Today, I woke up with the vague realisation that I had received an appointment several weeks ago which I hadn’t written down, and I had a feeling it was for today. So I went and looked for the letter – which, since it was for “received, not dealt with, leave it where it will not get forgotten” should have been on my desk. It wasn’t. So I looked on the printer “received, in hand, not fully dealt with” and on the table “information to be acted upon but with no particular urgency. I peered into the box of files, which includes “received, dealt with, to be filed for future reference” as well as “filed for future referemce”.

Finally, I found it. “On the floor where Zerlina had knocked it off the desk yesterday.”

Anyway, it turned out that the appointment is not for today, but for next Monday, so I was in time to phone and change it, because next Monday, the Sage and I will be in London ( I know, darlings, a Rare Outing Together). So it’s now rebooked for Tuesday – which means that I won’t be able to *forget* it and not bother to go, because it’s one of those boring and mildly painful routine health exams that one expects to show nothing at all: in short, a mammogram. I had one a few years ago and was greeted with enthusiasm, slightly startlingly so until I realised that I was the only person in the quarter hour or so that I was there, who had actually shown up.

It’s a funny thing, isn’t it? How many countries would people be thrilled at the thought of free* health exams, and we take them so much for granted that we don’t either bother to go or cancel appointments sent to us. The Sage, in fact, is wearing a blood pressure monitor today – once a year, he has it for a day and quite tedious it is, too, whirring and buzzing every few minutes as it does its check. But again, one has to assume that it’s worth it, for the possibility for showing up a potential problem.

*at the point of use

Bringing on the wall, Day 40 – some like it hot

It was, at last, exactly the weather we hoped for when we started this whole malarkey.  Sunny, hot, but not unbearable heat as there was enough freshness in the air to make it a pleasure to be outside.  I’d gone out early in fact as I’m still not sleeping much – most annoying to wake, seemingly refreshed, before 5 am when I have only been asleep since 12.30 or so.  Anyway, I’d done some more planting and was doing the watering when Dave arrived.
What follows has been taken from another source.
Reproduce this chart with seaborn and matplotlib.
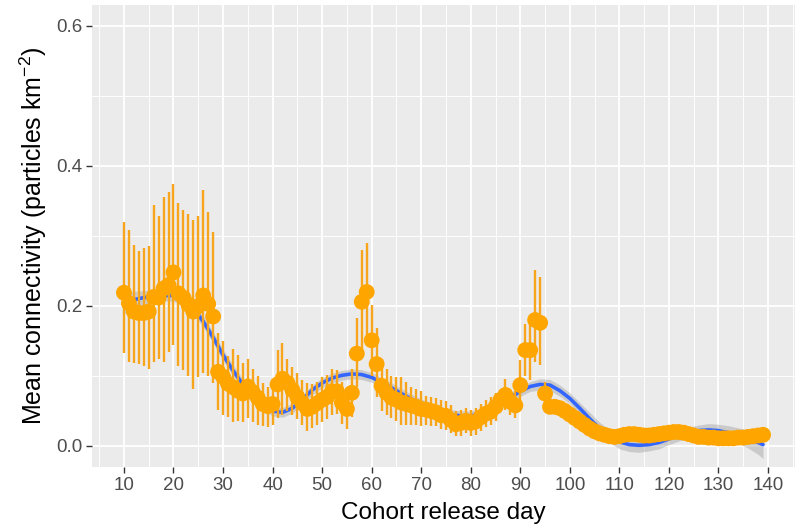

We’re not rabbit-proof yet, but may be after Saturday.  Dave is carrying on with the central pillar and I’m working on the bottom courses.  Weeza and Zerlina arrived during the morning, so I finished early, but Dave did a lot of work.

Ignore the weeds, I do.

The brown hen came in the garden, having been invited in, and followed me around, looking for small creatures to eat.

I did a short movie of her, but I can’t find out how to post it.  Blogger Beta doesn’t seem to give an option for it – unless anyone can tell me different, of course.  In ‘help’ it says there is, but although it was there in the original Blogger options, which I can’t remember how to return to, it isn’t now.